There you are, on the last Sunday in October, remembering that, for the next six months, winter nights will become darker, earlier.

Which gives you an extra hour on said evening before being plunged into premature, chronologically-enforced gloom.

So what do you do on the night in question? Sigh and look for the remote? Top up your glass?

Or pull out long-forgotten paperwork from wherever you left it to start digging into what pensions you might have had?

Yes, that’s the premise of National Pension Tracing Day and, looking at it anew, I can see it’s not necessarily an easy sell but bear with me.

The truth is, pensions are usually way down on most people’s to-do list. Which is why we are delighted that we are now in year three of what’s become a national campaign because they need all the help they can get. And with NPTD, it’s self-help.

By pinning it to a particular day and time, it is yet another nudge to spread far and wide the message everyone in the industry has been transmitting for many years: you may have money tucked away you didn’t know about and it’s easier than you think to find.

Convincing people that this is the case is, frankly, the hard bit but we are getting there. A bit of digital digging can yield real results, as our latest success story shows.

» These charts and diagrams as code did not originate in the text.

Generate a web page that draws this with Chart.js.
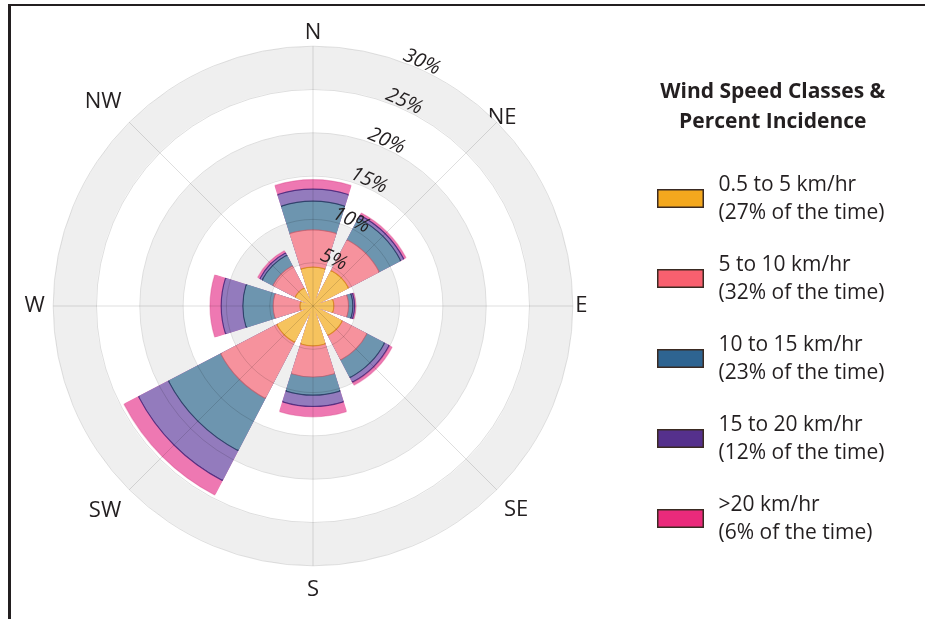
<!DOCTYPE html>
<html>
<head>
<meta charset="utf-8">
<script src="https://cdn.jsdelivr.net/npm/chart.js@4.4.1/dist/chart.umd.min.js"></script>
<style>
  html, body { margin: 0; padding: 0; background: #ffffff; width: 925px; height: 619px; overflow: hidden; position: relative; }
  #frame { position: absolute; left: 8px; top: 4px; right: -20px; bottom: -20px; border-top: 2px solid #231f20; border-left: 3px solid #231f20; }
  #wrap { position: absolute; left: -25px; top: 0; width: 950px; height: 619px; }
</style>
</head>
<body>
<div id="frame"></div>
<div id="wrap"><canvas id="rose"></canvas></div>
<script>
// ---------------- data (percent of time) ----------------
const directions = ['N', 'NE', 'E', 'SE', 'S', 'SW', 'W', 'NW'];
const speedClasses = ['0.5 to 5 km/hr', '5 to 10 km/hr', '10 to 15 km/hr', '15 to 20 km/hr', '>20 km/hr'];
const classIncidence = [27, 32, 23, 12, 6];

const speed0to5   = [4.5, 4.6, 2.4, 3.8, 4.6, 4.7, 1.5, 2.3];
const speed5to10  = [4.3, 4.0, 1.7, 3.2, 3.6, 7.3, 3.1, 2.9];
const speed10to15 = [3.3, 2.8, 0.5, 2.3, 2.1, 6.8, 3.5, 1.4];
const speed15to20 = [1.4, 0.4, 0.2, 0.6, 1.3, 3.9, 2.5, 0.3];
const speedOver20 = [1.1, 0.3, 0.15, 0.4, 1.2, 1.9, 1.3, 0.3];

const radialTickValues = [5, 10, 15, 20, 25, 30];

// ---------------- styling ----------------
const FONT = '"Open Sans", "Noto Sans", sans-serif';
const TEXT = '#231f20';
const fillColors = ['#F6C35E', '#F6929D', '#6D95AF', '#937BBD', '#EE78B2'];
const edgeColors = ['rgba(214,130,30,0.85)', 'rgba(190,80,95,0.6)', 'rgba(35,55,95,0.85)', 'rgba(70,35,120,0.85)', 'rgba(215,60,130,0.35)'];
const swatchColors = ['#F4A81E', '#F8606F', '#2E6491', '#55308C', '#EA2A7B'];
const BAND = '#efefef';
const LINE = 'rgba(0,0,0,0.13)';

const TICK_ANGLE = 24;        // direction of the % labels (deg from north)
const TICK_LABEL_LIFT = 0.85; // % labels sit just outside their circle
const SLOT = 3;               // angular resolution of label slots
const BAR_WIDTH = 35;         // angular width of each petal (deg)
const LABEL_PAD = { N: -9.7, NE: -22.7, E: -7.5, SE: 0.3, S: 0.3, SW: 1.4, W: -1.5, NW: 1 };
const DIR_FONT = { family: FONT, size: 22 };
const TICK_FONT = { family: FONT, size: 20, style: 'italic' };

// label slots round the dial, direction names where they fall
const slotLabels = Array.from({ length: 360 / SLOT }, (_, k) => {
  const a = (TICK_ANGLE + SLOT * k) % 360;
  return a % 45 === 0 ? directions[a / 45] : '';
});

// petals and the gaps between them, in drawing order from TICK_ANGLE
const petals = directions.map((d, i) => ({ dir: i, start: (((45 * i - BAR_WIDTH / 2 - TICK_ANGLE) % 360) + 360) % 360 }))
  .sort((a, b) => a.start - b.start);
const arcDir = [];
const arcAngle = [];
let cursorAngle = 0;
petals.forEach(p => {
  if (p.start > cursorAngle + 1e-9) { arcDir.push(-1); arcAngle.push(p.start - cursorAngle); }
  arcDir.push(p.dir); arcAngle.push(BAR_WIDTH);
  cursorAngle = p.start + BAR_WIDTH;
});
if (cursorAngle < 360 - 1e-9) { arcDir.push(-1); arcAngle.push(360 - cursorAngle); }

// edge only on the outer rim of each class ring
function rimColor(c, ci) {
  if (arcDir[c.dataIndex] < 0) return 'rgba(0,0,0,0)';
  const sc = c.chart.scales && c.chart.scales.r;
  if (!sc || !sc.drawingArea) return fillColors[ci];
  const r = sc.getDistanceFromCenterForValue(c.raw);
  if (!(r > 3)) return edgeColors[ci];
  const g = c.chart.ctx.createRadialGradient(sc.xCenter, sc.yCenter, 0, sc.xCenter, sc.yCenter, r + 2);
  g.addColorStop(0, fillColors[ci]);
  g.addColorStop((r - 1.3) / (r + 2), fillColors[ci]);
  g.addColorStop((r - 0.7) / (r + 2), edgeColors[ci]);
  g.addColorStop(1, edgeColors[ci]);
  return g;
}

const classSeries = [speed0to5, speed5to10, speed10to15, speed15to20, speedOver20];
const datasets = classSeries.map((series, ci) => ({
  label: speedClasses[ci],
  data: arcDir.map(d => d < 0 ? 0 : classSeries.slice(0, ci + 1).reduce((s, arr) => s + arr[d], 0)),
  backgroundColor: fillColors[ci],
  borderColor: (c) => rimColor(c, ci),
  borderWidth: (c) => arcDir[c.dataIndex] < 0 ? 0 : 1.2,
  angle: (c) => arcAngle[c.dataIndex]
}));

// legend swatches (box sits between the two text lines)
function makeSwatch(color) {
  const c = document.createElement('canvas');
  c.width = 69; c.height = 48;
  const g = c.getContext('2d');
  g.fillStyle = color;
  g.fillRect(1, 29, 45, 17);
  g.strokeStyle = '#3a2a22';
  g.lineWidth = 1.5;
  g.strokeRect(0.75, 28.75, 45.5, 17.5);
  return c;
}
const swatches = swatchColors.map(makeSwatch);

const legendLines = speedClasses.map((cls, i) => [cls, '(' + classIncidence[i] + '% of the time)']);

// legend width -> right padding so that the chart area ends where the legend begins
const LEGEND_FONT_SIZE = 21;
const meas = document.createElement('canvas').getContext('2d');
meas.font = LEGEND_FONT_SIZE + 'px ' + FONT;
const longest = Math.max(...legendLines.map(l => meas.measureText(l.reduce((a, b) => a.length > b.length ? a : b)).width));
const LEGEND_PAD = 24, PS_W = 33, LEGEND_LEFT = 676;
const rightPad = 950 - LEGEND_LEFT - (LEGEND_PAD + PS_W + LEGEND_FONT_SIZE / 2 + longest + 10);

const isBand = (v) => v % 5 === 2.5 && Math.floor(v / 5) % 2 === 1;

const pointLabelOpts = (visible) => ({
  display: true,
  font: DIR_FONT,
  color: visible ? TEXT : 'rgba(0,0,0,0)',
  padding: (c) => (LABEL_PAD[c.label] !== undefined ? LABEL_PAD[c.label] : 0)
});

const chart = new Chart(document.getElementById('rose'), {
  type: 'polarArea',
  data: { labels: slotLabels, datasets },
  options: {
    responsive: true,
    maintainAspectRatio: false,
    animation: false,
    layout: { padding: { left: 0, right: rightPad, top: 10.5, bottom: 15.5 } },
    scales: {
      // value axis: shaded bands behind the petals
      r: {
        type: 'radialLinear', min: 0, max: 30, startAngle: TICK_ANGLE,
        ticks: {
          display: true, stepSize: 2.5, maxTicksLimit: 20,
          showLabelBackdrop: false, backdropPadding: 0, font: TICK_FONT,
          callback: () => ''
        },
        grid: {
          circular: true,
          color: (c) => isBand(c.tick.value) ? BAND : 'rgba(0,0,0,0)',
          lineWidth: (c) => isBand(c.tick.value) ? c.scale.getDistanceFromCenterForValue(5) - 1 : 0
        },
        angleLines: { display: false },
        pointLabels: pointLabelOpts(true)
      },
      // thin circles and spokes, drawn over the petals
      r2: {
        type: 'radialLinear', min: 0, max: 30, startAngle: TICK_ANGLE,
        ticks: {
          display: true, stepSize: 5, showLabelBackdrop: false, backdropPadding: 0, font: TICK_FONT,
          callback: () => ''
        },
        grid: { circular: true, z: 1, color: LINE, lineWidth: 1 },
        angleLines: { display: true, color: LINE, lineWidth: (c) => c.label ? 1 : 0 },
        pointLabels: pointLabelOpts(false)
      },
      // percent labels, set just outside each circle
      rt: {
        type: 'radialLinear', min: -TICK_LABEL_LIFT, max: 30 - TICK_LABEL_LIFT, startAngle: TICK_ANGLE,
        afterBuildTicks: (axis) => { axis.ticks = radialTickValues.map(v => ({ value: v })); },
        ticks: {
          display: true, z: 2, showLabelBackdrop: false, backdropPadding: 0,
          color: TEXT, font: TICK_FONT,
          callback: (v) => v + '%'
        },
        grid: { display: false },
        angleLines: { display: false },
        pointLabels: pointLabelOpts(false)
      }
    },
    plugins: {
      tooltip: { enabled: false },
      legend: {
        position: 'right',
        align: 'center',
        onClick: () => {},
        title: {
          display: true,
          text: ['Wind Speed Classes &', 'Percent Incidence'],
          color: TEXT,
          font: { family: FONT, size: 21, weight: 'bold', lineHeight: '30px' },
          padding: { top: 42, bottom: 39 }
        },
        labels: {
          usePointStyle: true,
          pointStyleWidth: PS_W,
          padding: LEGEND_PAD,
          color: TEXT,
          font: { family: FONT, size: LEGEND_FONT_SIZE, lineHeight: '28px' },
          generateLabels: () => speedClasses.map((cls, i) => ({
            text: legendLines[i],
            pointStyle: swatches[i],
            fillStyle: swatchColors[i],
            strokeStyle: '#3a2a22',
            lineWidth: 1,
            fontColor: TEXT,
            hidden: false,
            datasetIndex: i
          }))
        }
      }
    }
  }
});
</script>
</body>
</html>
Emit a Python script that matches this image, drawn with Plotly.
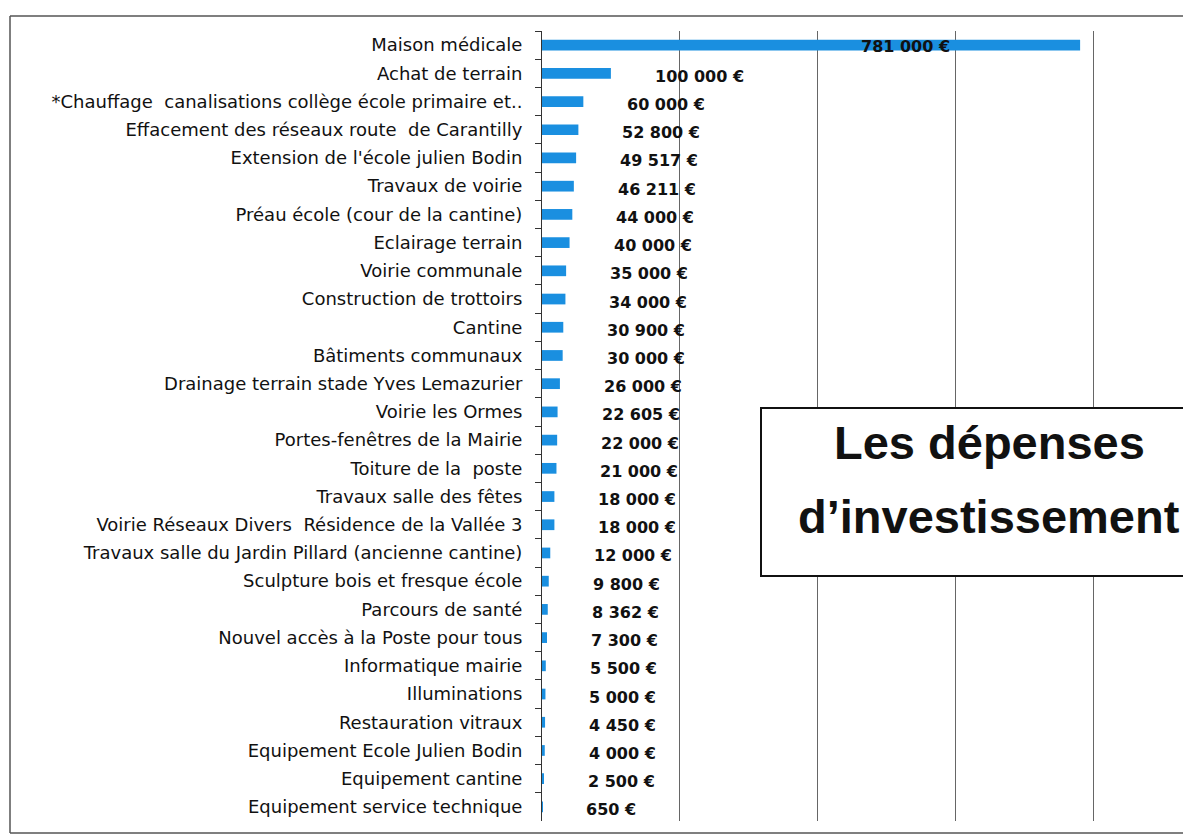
import plotly.graph_objects as go

categories = [
    "Maison médicale",
    "Achat de terrain",
    "*Chauffage  canalisations collège école primaire et..",
    "Effacement des réseaux route  de Carantilly",
    "Extension de l'école julien Bodin",
    "Travaux de voirie",
    "Préau école (cour de la cantine)",
    "Eclairage terrain",
    "Voirie communale",
    "Construction de trottoirs",
    "Cantine",
    "Bâtiments communaux",
    "Drainage terrain stade Yves Lemazurier",
    "Voirie les Ormes",
    "Portes-fenêtres de la Mairie",
    "Toiture de la  poste",
    "Travaux salle des fêtes",
    "Voirie Réseaux Divers  Résidence de la Vallée 3",
    "Travaux salle du Jardin Pillard (ancienne cantine)",
    "Sculpture bois et fresque école",
    "Parcours de santé",
    "Nouvel accès à la Poste pour tous",
    "Informatique mairie",
    "Illuminations",
    "Restauration vitraux",
    "Equipement Ecole Julien Bodin",
    "Equipement cantine",
    "Equipement service technique",
]
values = [781000, 100000, 60000, 52800, 49517, 46211, 44000, 40000, 35000,
          34000, 30900, 30000, 26000, 22605, 22000, 21000, 18000, 18000,
          12000, 9800, 8362, 7300, 5500, 5000, 4450, 4000, 2500, 650]
title_lines = ["Les dépenses", "d’investissement"]

# page body has an 8px margin: the figure is drawn at (8, 8)
O = 8
W, H = 1191 - O, 836 - O
ML, MR, MT, MB = 542 - O, 0, 31 - O, 15

def fmt(v):
    return f"{v:,}".replace(",", " ") + " €"

fig = go.Figure()
fig.add_trace(go.Bar(
    x=values, y=categories, orientation="h",
    marker=dict(color="#1a8fe0", line=dict(width=0)),
    width=0.38, hoverinfo="skip",
))

label_font = dict(family="DejaVu Sans", size=16, color="#111", weight="bold")
vmax = max(values)
annotations = []
for c, v in zip(categories, values):
    if v == vmax:
        annotations.append(dict(x=v, y=c, xref="x", yref="y", text=fmt(v),
                                showarrow=False, xanchor="right", xshift=-128,
                                yshift=-1, font=label_font))
    else:
        annotations.append(dict(x=v, y=c, xref="x", yref="y", text=fmt(v),
                                showarrow=False, xanchor="left", xshift=42,
                                yshift=-3, font=label_font))

pw = W - ML - MR
ph = H - MT - MB
def px_x(p):
    return (p - O - ML) / pw
def px_y(p):
    return (H - MB - (p - O)) / ph

for line, yc in zip(title_lines, [442, 517]):
    annotations.append(dict(
        x=px_x(989), y=px_y(yc), xref="paper", yref="paper",
        text=line, showarrow=False,
        font=dict(family="Liberation Sans", size=47, color="#111", weight="bold"),
        xanchor="center", yanchor="middle", align="center",
    ))

shapes = [
    # outer frame
    dict(type="line", xref="paper", yref="paper", x0=px_x(10), x1=px_x(1195),
         y0=px_y(16), y1=px_y(16), line=dict(color="#555", width=1.5), layer="above"),
    dict(type="line", xref="paper", yref="paper", x0=px_x(10), x1=px_x(10),
         y0=px_y(16), y1=px_y(833), line=dict(color="#555", width=1.5), layer="above"),
    dict(type="line", xref="paper", yref="paper", x0=px_x(10), x1=px_x(1195),
         y0=px_y(833), y1=px_y(833), line=dict(color="#555", width=1.5), layer="above"),
    # title box
    dict(type="rect", xref="paper", yref="paper", x0=px_x(761), x1=px_x(1200),
         y0=px_y(576), y1=px_y(408), fillcolor="white",
         line=dict(color="#111", width=2), layer="above"),
]

fig.update_layout(
    width=W, height=H,
    margin=dict(l=ML, r=MR, t=MT, b=MB, pad=0),
    paper_bgcolor="white", plot_bgcolor="white",
    showlegend=False,
    annotations=annotations,
    shapes=shapes,
    xaxis=dict(range=[0, (1191 - 542) / 0.000689], dtick=200000,
               showgrid=True, gridcolor="#666", gridwidth=1,
               showticklabels=False, zeroline=False, showline=False, ticks=""),
    yaxis=dict(autorange="reversed", showline=True, linecolor="#333", linewidth=1,
               ticks="outside", ticklen=6, tickcolor="#333", tickson="boundaries",
               ticklabelstandoff=15,
               tickfont=dict(family="DejaVu Sans", size=18, color="#111"),
               showgrid=False),
)

fig.write_html("out.html")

Ceri Hatton, who lives in Bridgewater in Somerset, got in touch with our team to say he’d found six pensions he had overlooked. Now 61, he started work at 17 so had decades to look back on.

He discovered four himself and was contacted by pension companies trying to find him to reunite him with the other two. Altogether, the £8,000 they were worth helped him to move house.

It’s great when people share their experience with us and, from a pension professional’s point of view, recognise that the industry continues to go to considerable lengths to connect funds with their ultimate owner.

In Ceri’s words: “I found the whole experience very easy. Pension companies want you to have your money and I felt the whole journey was very positive. Everyone involved was very helpful. I’d recommend that anyone, especially those nearing retirement age who have been working all their lives, to check if they have lost a pension.”

He’s found six of the estimated 2.8 million pension pots thought to be overlooked and containing around £27 billion, averaging £9,500 each.

As the nights do draw in, wouldn’t discovering money you didn’t know you had with a mouse click or two make life a little brighter in the colder spell ahead?

I think I’ve managed to talk myself around. Give it a go on Sunday night – or any time. You may be pleasantly surprised.